Com o real, o brasileiro passou a dispor de novo de uma moeda respeitável e adequada às funções clássicas de meio de troca, unidade de conta e reserva de valor. Como tantas outras conquistas, essa também é reversível. Nenhuma moeda é indestrutível quando se combinam por algum tempo a tolerância à inflação, a irresponsabilidade fiscal e o populismo.

3 comentários:

amauri disse...

Boa tarde Paulo!
Já viu isto?
http://blog.kanitz.com.br/a-origem-do-plano-real/?utm_source=feedblitz&utm_medium=FeedBlitzEmail&utm_campaign=0&utm_content=550671

Paulo Roberto de Almeida disse...

Grato Amauri,
Não conhecia esse Plano Luca Pacioli, e nunca tinha lido esse texto que voce me mandou, que de fato é instigante e por isso lhe agradeço muitíssimo o envio.
A vinculação teórica, e histórica, do Plano Real costuma ser usada pelo Gustava Franco como tendo sido inspirado no plano de estabilização do marco alemão em 1923, pelo então presidente do Reichs Bank, Haljmar Schacht, que criou uma moeda indexada, o renten Mark.
O fato de os bancos terem sido dispensados da URV no período, como se alega frequentemente, era de que necessitavam do floating inflacionário para se ajustarem, antes da total desindexação da economia (que não foi total, finalmente), Como eles transacionavam diariamente no overnight (alimentado pelo governo), a correção desses ativos iria priva-lo de recursos, e poderia paralisar o sistema.
Se evitaria assim a quebra dos bancos, o que de fato ocorreu com vários, depois do Real, quando perderam o floating inflacionário e ainda tinham buracos de operações mal conduzidas e de uso indevido do dinheiro dos correntistas.

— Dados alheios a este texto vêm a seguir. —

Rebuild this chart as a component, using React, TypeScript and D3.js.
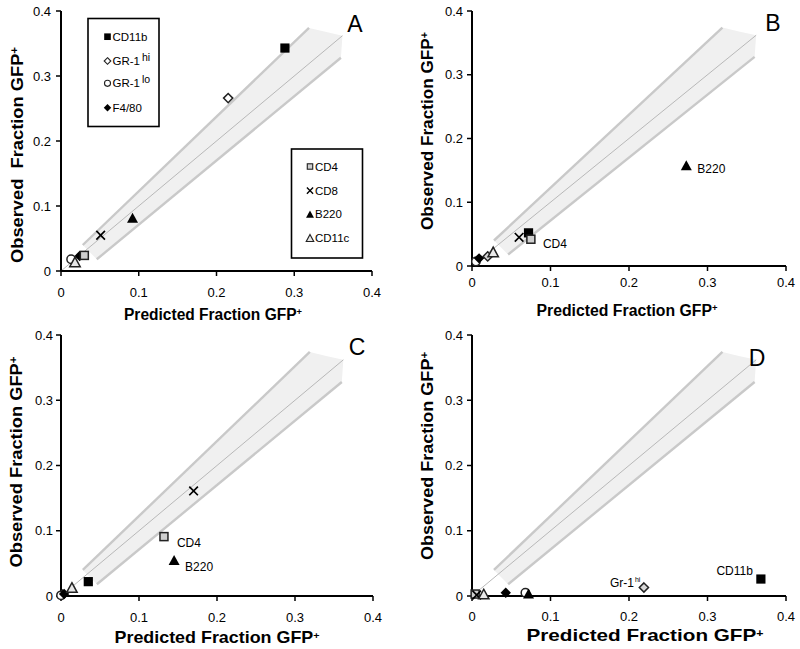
import React from "react";
import * as d3 from "d3";

// ---------- data ----------
const seriesNames = ["CD11b", "GR-1hi", "GR-1lo", "F4/80", "CD4", "CD8", "B220", "CD11c"];
const tickValues = [0, 0.1, 0.2, 0.3, 0.4];

const predA = [0.288, 0.215, 0.013, 0.024, 0.030, 0.051, 0.092, 0.018];
const obsA = [0.343, 0.266, 0.018, 0.023, 0.024, 0.055, 0.082, 0.014];

const predB = [0.072, 0.020, 0.005, 0.009, 0.075, 0.060, 0.273, 0.027];
const obsB = [0.052, 0.015, 0.007, 0.012, 0.042, 0.045, 0.158, 0.022];

const predC = [0.035, 0.002, 0.000, 0.004, 0.132, 0.170, 0.145, 0.014];
const obsC = [0.022, 0.002, 0.001, 0.003, 0.091, 0.161, 0.055, 0.013];

const predD = [0.368, 0.219, 0.068, 0.043, 0.004, 0.006, 0.072, 0.015];
const obsD = [0.026, 0.013, 0.005, 0.005, 0.003, 0.0015, 0.004, 0.003];

// confidence cone (data coordinates)
const coneUpper: [number, number][] = [[0.028, 0.040], [0.319, 0.374]];
const coneLower: [number, number][] = [[0.046, 0.018], [0.360, 0.328]];
const coneCap: [number, number][] = [[0.340, 0.368], [0.362, 0.362]];
const identityLine: [number, number][] = [[0, 0], [0.362, 0.362]];

const FONT = "'Liberation Sans', Arial, Helvetica, sans-serif";

type Box = { l: number; r: number; t: number; b: number };
type Ann = { idx: number; text: string; sup?: string; dx: number; dy: number; anchor?: string };
type PanelCfg = {
  letter: string;
  letterPos: [number, number];
  pred: number[];
  obs: number[];
  box: Box;
  xTickOff: number;
  yTickOff: number;
  xLabelPos: [number, number];
  xLabelLen: number;
  xLabelSize: number;
  yLabelPos: [number, number];
  yLabelLen: number;
  yLabelText: string;
  hiFill: string;
  anns: Ann[];
  legend?: boolean;
};

const panels: PanelCfg[] = [
  {
    letter: "A", letterPos: [355, 32], pred: predA, obs: obsA,
    box: { l: 61, r: 372, t: 11, b: 271 }, xTickOff: 26, yTickOff: 10,
    xLabelPos: [213, 319.5], xLabelLen: 178, xLabelSize: 16,
    yLabelPos: [23, 155], yLabelLen: 216, yLabelText: "Observed  Fraction GFP",
    hiFill: "#ffffff", anns: [], legend: true,
  },
  {
    letter: "B", letterPos: [773, 31], pred: predB, obs: obsB,
    box: { l: 472, r: 786, t: 11, b: 266 }, xTickOff: 21, yTickOff: 9,
    xLabelPos: [627, 315.5], xLabelLen: 181, xLabelSize: 16,
    yLabelPos: [433, 131], yLabelLen: 198, yLabelText: "Observed Fraction GFP",
    hiFill: "#d8d8d8",
    anns: [
      { idx: 6, text: "B220", dx: 11, dy: 8 },
      { idx: 4, text: "CD4", dx: 12, dy: 9 },
    ],
  },
  {
    letter: "C", letterPos: [357, 355], pred: predC, obs: obsC,
    box: { l: 61, r: 373, t: 335, b: 596 }, xTickOff: 26, yTickOff: 8,
    xLabelPos: [217, 643], xLabelLen: 205, xLabelSize: 16.5,
    yLabelPos: [22, 462], yLabelLen: 211, yLabelText: "Observed Fraction GFP",
    hiFill: "#d8d8d8",
    anns: [
      { idx: 4, text: "CD4", dx: 13, dy: 10 },
      { idx: 6, text: "B220", dx: 11, dy: 11 },
    ],
  },
  {
    letter: "D", letterPos: [757, 366], pred: predD, obs: obsD,
    box: { l: 472, r: 786, t: 335, b: 596 }, xTickOff: 25, yTickOff: 9,
    xLabelPos: [645, 641], xLabelLen: 237, xLabelSize: 17,
    yLabelPos: [433, 456], yLabelLen: 208, yLabelText: "Observed Fraction GFP",
    hiFill: "#d8d8d8",
    anns: [
      { idx: 0, text: "CD11b", dx: -8, dy: -4, anchor: "end" },
      { idx: 1, text: "Gr-1", sup: "hi", dx: -34, dy: -1 },
    ],
  },
];

function Marker({ name, cx, cy, k = 1, hiFill = "#fff" }: { name: string; cx: number; cy: number; k?: number; hiFill?: string }) {
  const h = 4.6 * k;
  const sw = 1.5 * Math.max(0.75, k);
  switch (name) {
    case "CD11b":
      return <rect x={cx - h} y={cy - h} width={2 * h} height={2 * h} fill="#000" />;
    case "CD4":
      return <rect x={cx - h + 0.6} y={cy - h + 0.6} width={2 * h - 1.2} height={2 * h - 1.2} fill="#cfcfcf" stroke="#222" strokeWidth={sw} />;
    case "GR-1hi": {
      const d = 4.6 * k;
      return <path d={`M${cx},${cy - d}L${cx + d},${cy}L${cx},${cy + d}L${cx - d},${cy}Z`} fill={hiFill} stroke="#222" strokeWidth={sw} />;
    }
    case "F4/80": {
      const d = 5.2 * k;
      return <path d={`M${cx},${cy - d}L${cx + d},${cy}L${cx},${cy + d}L${cx - d},${cy}Z`} fill="#000" />;
    }
    case "GR-1lo":
      return <circle cx={cx} cy={cy} r={4.2 * k} fill="#fff" stroke="#222" strokeWidth={sw} />;
    case "CD8": {
      const d = 4.3 * k;
      return <path d={`M${cx - d},${cy - d}L${cx + d},${cy + d}M${cx - d},${cy + d}L${cx + d},${cy - d}`} stroke="#000" strokeWidth={1.7 * Math.max(0.8, k)} fill="none" />;
    }
    case "B220": {
      const w = 5.5 * k, hh = 5 * k;
      return <path d={`M${cx},${cy - hh}L${cx + w},${cy + hh}L${cx - w},${cy + hh}Z`} fill="#000" />;
    }
    case "CD11c": {
      const w = 5.2 * k, hh = 4.8 * k;
      return <path d={`M${cx},${cy - hh}L${cx + w},${cy + hh}L${cx - w},${cy + hh}Z`} fill="#e8e8e8" stroke="#222" strokeWidth={sw} />;
    }
  }
  return null;
}

function LegendLabel({ name, x, y }: { name: string; x: number; y: number }) {
  if (name === "GR-1hi" || name === "GR-1lo") {
    return (
      <text x={x} y={y} fontSize={11.5} fontFamily={FONT} fill="#000" style={{ whiteSpace: "pre" }}>
        GR-1
        <tspan dx={2} dy={-4} fontSize={10.5}>{name === "GR-1hi" ? "hi" : "lo"}</tspan>
      </text>
    );
  }
  return (
    <text x={x} y={y} fontSize={11.5} fontFamily={FONT} fill="#000">
      {name}
    </text>
  );
}

function Panel({ cfg }: { cfg: PanelCfg }) {
  const { box } = cfg;
  const x = d3.scaleLinear().domain([0, 0.4]).range([box.l, box.r]);
  const y = d3.scaleLinear().domain([0, 0.4]).range([box.b, box.t]);
  const line = d3.line<[number, number]>().x((d) => x(d[0])).y((d) => y(d[1]));
  const conePoly: [number, number][] = [coneUpper[0], coneUpper[1], ...coneCap, coneLower[1], coneLower[0]];
  const fmt = (v: number) => (v === 0 ? "0" : String(v));

  return (
    <g>
      {/* cone */}
      <path d={line(conePoly) + "Z"} fill="#f0f0f0" stroke="none" />
      <path d={line(coneUpper) || ""} stroke="#c9c9c9" strokeWidth={2.4} fill="none" />
      <path d={line(coneLower) || ""} stroke="#c9c9c9" strokeWidth={2.4} fill="none" />
      <path d={line(identityLine) || ""} stroke="#b8b8b8" strokeWidth={1} fill="none" />

      {/* axes */}
      <line x1={box.l} x2={box.r} y1={box.b} y2={box.b} stroke="#000" strokeWidth={2} />
      <line x1={box.l} x2={box.l} y1={box.t} y2={box.b} stroke="#000" strokeWidth={2} />
      {tickValues.map((t) => (
        <g key={"xt" + t}>
          <line x1={x(t)} x2={x(t)} y1={box.b} y2={box.b + 5} stroke="#000" strokeWidth={1.5} />
          <text x={x(t)} y={box.b + cfg.xTickOff} textAnchor="middle" fontSize={13} fontFamily={FONT} fill="#000">
            {fmt(t)}
          </text>
        </g>
      ))}
      {tickValues.map((t) => (
        <g key={"yt" + t}>
          <line x1={box.l - 5} x2={box.l} y1={y(t)} y2={y(t)} stroke="#000" strokeWidth={1.5} />
          <text x={box.l - cfg.yTickOff} y={y(t) + 4.6} textAnchor="end" fontSize={13} fontFamily={FONT} fill="#000">
            {fmt(t)}
          </text>
        </g>
      ))}

      {/* axis titles */}
      <text
        x={cfg.xLabelPos[0]} y={cfg.xLabelPos[1]} textAnchor="middle" fontSize={cfg.xLabelSize}
        fontWeight="bold" fontFamily={FONT} fill="#000" textLength={cfg.xLabelLen} lengthAdjust="spacingAndGlyphs"
      >
        Predicted Fraction GFP<tspan dy={-4.5} fontSize={cfg.xLabelSize * 0.6}>+</tspan>
      </text>
      <text
        transform={`translate(${cfg.yLabelPos[0]},${cfg.yLabelPos[1]}) rotate(-90)`}
        textAnchor="middle" fontSize={16} fontWeight="bold" fontFamily={FONT} fill="#000"
        textLength={cfg.yLabelLen} lengthAdjust="spacingAndGlyphs" style={{ whiteSpace: "pre" }}
      >
        {cfg.yLabelText}<tspan dy={-5} fontSize={10}>+</tspan>
      </text>

      {/* panel letter */}
      <text x={cfg.letterPos[0]} y={cfg.letterPos[1]} textAnchor="middle" fontSize={23} fontFamily={FONT} fill="#000">
        {cfg.letter}
      </text>

      {/* points */}
      {seriesNames.map((name, i) => (
        <Marker key={name} name={name} cx={x(cfg.pred[i])} cy={y(cfg.obs[i])} hiFill={cfg.hiFill} />
      ))}

      {/* annotations */}
      {cfg.anns.map((a) => (
        <text
          key={a.text}
          x={x(cfg.pred[a.idx]) + a.dx}
          y={y(cfg.obs[a.idx]) + a.dy}
          textAnchor={a.anchor || "start"}
          fontSize={12}
          fontFamily={FONT}
          fill="#000"
        >
          {a.text}
          {a.sup ? <tspan dx={1} dy={-5} fontSize={7}>{a.sup}</tspan> : null}
        </text>
      ))}

      {cfg.legend ? (
        <g>
          <rect x={88} y={18.5} width={71} height={108} fill="#fff" stroke="#000" strokeWidth={1.6} />
          {seriesNames.slice(0, 4).map((n, i) => {
            const cy = [36.7, 61, 83.3, 107.7][i];
            return (
              <g key={"l1" + n}>
                <Marker name={n} cx={107.5} cy={cy} k={0.72} hiFill="#fff" />
                <LegendLabel name={n} x={112.5} y={cy + 4} />
              </g>
            );
          })}
          <rect x={291.5} y={149} width={71} height={109} fill="#fff" stroke="#000" strokeWidth={1.6} />
          {seriesNames.slice(4).map((n, i) => {
            const cy = [166.5, 190.7, 214.2, 238][i];
            return (
              <g key={"l2" + n}>
                <Marker name={n} cx={310} cy={cy} k={0.72} />
                <LegendLabel name={n} x={315} y={cy + 4} />
              </g>
            );
          })}
        </g>
      ) : null}
    </g>
  );
}

export default function App() {
  return (
    <svg
      width={800}
      height={649}
      viewBox="0 0 800 649"
      style={{ position: "absolute", left: 0, top: 0, background: "#fff" }}
    >
      <rect width={800} height={649} fill="#fff" />
      {panels.map((p) => (
        <Panel key={p.letter} cfg={p} />
      ))}
    </svg>
  );
}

Alguns quebraram e precisaram ser socorridos pelo governo, que os encampou, saneou (isto é, assumiu os buracos) e depois vendeu para a iniciativa privada, ou simplesmente foram liquidados, como o Econômico.
Grato pelo envio, mais uma vez, o que nos mostra que o mundo nunca é tão redondo como se pensa...
Paulo Roberto de Almeida

amauri disse...

Voce publica textos ineditos para mim. Compartilhar conhecimento é algo a ser sempre incentivado.
Infelizmente a educacao deste país nao faz isto. A gratidao é reciproca.